Supporters of the sugar industry say that the loan ($(G) 30 billion) could have kept the 4 closed sugar estates running for 3 years during which time, re-structuring, including diversification, would have kicked in. That approach did not find favor with the government. It's hard to make any sense of the government's approach, other than to view it as a vindictive political measure. Now GUYSUCO says that they will begin to make a profit in the sugar industry within 2 years. Did they factor in the expected returns of privatized sugar estates into their calculation? If this is their analysis, why had this evaded them during the past two years when they readily crushed the dreams and livelihood of thousands of sugar workers?
The vacillating approach towards the sugar industry reflects the government's dilemma in coming to terms with massive social and economic upheaval associated with the closure of the 4 sugar estates. Had they done the impact study, they could have avoided much of their self-inflicted wounds. Instead, the government’s plan was also designed to destroy the traditional base of the PPP support. This was more important to them than to consider the wider social and economic impacts of family and labor dislocation, among others. It seems that it was only after a multitude of negative signs of acute distress have become evident and widespread, that the government has reluctantly decided on a so-called "turn around" policy of privatization for 3 of the sugar estates that have been closed.

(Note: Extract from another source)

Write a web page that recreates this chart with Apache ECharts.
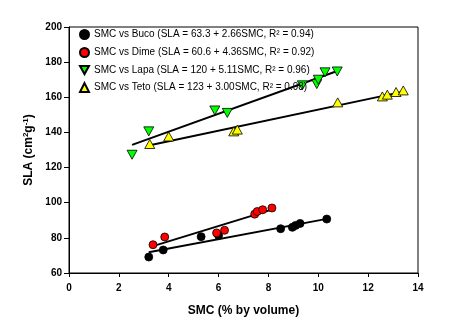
<!DOCTYPE html>
<html><head><meta charset="utf-8">
<script src="https://cdn.jsdelivr.net/npm/echarts@6/dist/echarts.min.js"></script>
<style>html,body{margin:0;padding:0;background:#fff}#c{width:451px;height:323px}</style>
</head><body><div id="c"></div>
<script>
var seriesNames = ['SMC vs Buco (SLA = 63.3 + 2.66SMC, R² = 0.94)','SMC vs Dime (SLA = 60.6 + 4.36SMC, R² = 0.92)','SMC vs Lapa (SLA = 120 + 5.11SMC, R² = 0.96)','SMC vs Teto (SLA = 123 + 3.00SMC, R² = 0.98)'];
var bucoX = [3.20,3.78,5.30,6.00,8.49,8.96,9.09,9.27,10.34];
var bucoY = [69.1,73.1,80.7,81.3,85.2,86.0,87.1,88.2,90.7];
var dimeX = [3.37,3.84,5.92,6.24,7.45,7.55,7.77,8.14];
var dimeY = [76.1,80.5,82.8,84.3,93.5,95.0,96.0,97.0];
var lapaX = [2.53,3.20,5.85,6.35,9.36,9.94,10.00,10.27,10.76];
var lapaY = [127.3,140.6,152.5,151.1,166.8,167.5,170.0,174.2,174.7];
var tetoX = [3.24,4.00,6.61,6.75,10.78,12.57,12.77,13.12,13.41];
var tetoY = [133.4,137.7,140.6,141.6,157.1,160.5,161.5,163.0,163.9];
var intercepts = [63.3,60.6,120,123];
var slopes = [2.66,4.36,5.11,3.00];
var xTicks = [0,2,4,6,8,10,12,14];
var yTicks = [60,80,100,120,140,160,180,200];

var xs=[bucoX,dimeX,lapaX,tetoX], ys=[bucoY,dimeY,lapaY,tetoY];
var colors=['#000000','#ff0000','#00ff00','#ffff00'];
var symbols=['circle','circle','path://M0,0 L10,0 L5,9 Z','triangle'];
var sizes=[8,8,[10,9],[10,9]];
var series=[];
for(var i=0;i<4;i++){
  var xmin=Math.min.apply(null,xs[i]), xmax=Math.max.apply(null,xs[i]);
  series.push({type:'line',data:[[xmin,intercepts[i]+slopes[i]*xmin],[xmax,intercepts[i]+slopes[i]*xmax]],
    symbol:'none',lineStyle:{color:'#000',width:2},silent:true,z:1});
}
for(var i=0;i<4;i++){
  series.push({name:seriesNames[i],type:'scatter',data:xs[i].map(function(x,j){return [x,ys[this][j]];},i),
    symbol:symbols[i],symbolSize:sizes[i],
    itemStyle:{color:colors[i],borderColor:'#000',borderWidth:0.8,opacity:1},z:3});
}
var chart=echarts.init(document.getElementById('c'),null,{renderer:'canvas'});
var f='Liberation Sans, Arial, sans-serif';
chart.setOption({
  animation:false,
  grid:{left:69,right:33,top:27,bottom:50,show:true,borderColor:'#000',borderWidth:1},
  legend:{orient:'vertical',left:74,top:24,itemWidth:9,itemHeight:9,itemGap:7,itemTextGap:15,
    data:seriesNames,textStyle:{fontFamily:f,fontSize:10,color:'#000'}},
  xAxis:{type:'value',min:0,max:14,interval:2,
    axisLine:{lineStyle:{color:'#000',width:1}},axisTick:{length:4,lineStyle:{color:'#000'}},
    splitLine:{show:false},
    axisLabel:{fontFamily:f,fontSize:10,fontWeight:'bold',color:'#000',margin:10,
      formatter:function(v){return xTicks.indexOf(v)>=0?String(v):'';}},
    name:'SMC (% by volume)',nameLocation:'middle',nameGap:32,
    nameTextStyle:{fontFamily:f,fontSize:12,fontWeight:'bold',color:'#000'}},
  yAxis:{type:'value',min:60,max:200,interval:20,
    axisLine:{lineStyle:{color:'#000',width:1}},axisTick:{length:5,lineStyle:{color:'#000'}},
    splitLine:{show:false},
    axisLabel:{fontFamily:f,fontSize:10,fontWeight:'bold',color:'#000',margin:7,
      formatter:function(v){return yTicks.indexOf(v)>=0?String(v):'';}},
    name:'{a|SLA (cm}{s|2}{a|g}{s|-1}{a|)}',nameLocation:'middle',nameGap:31,nameRotate:90,
    nameTextStyle:{rich:{a:{fontFamily:f,fontSize:12,fontWeight:'bold',color:'#000'},
      s:{fontFamily:f,fontSize:8,fontWeight:'bold',color:'#000',verticalAlign:'top',padding:[0,0,6,0]}}}},
  series:series
});
</script></body></html>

Still, whatever policy has been developed for the sugar industry, it has not yet been made public nor articulated. Guyanese are, once again, left to speculate, as has happened in so many areas of public policy. Whatever approach or policy the government adopts should comprise the re-hiring and re-training of displaced sugar workers; and the re-opening of the closed sugar estates, and it should also utilize resources to expand the international market for sugar. But these measures must be part of a wider vision for the sugar industry! YES, SUGAR HAS A GOOD FUTURE!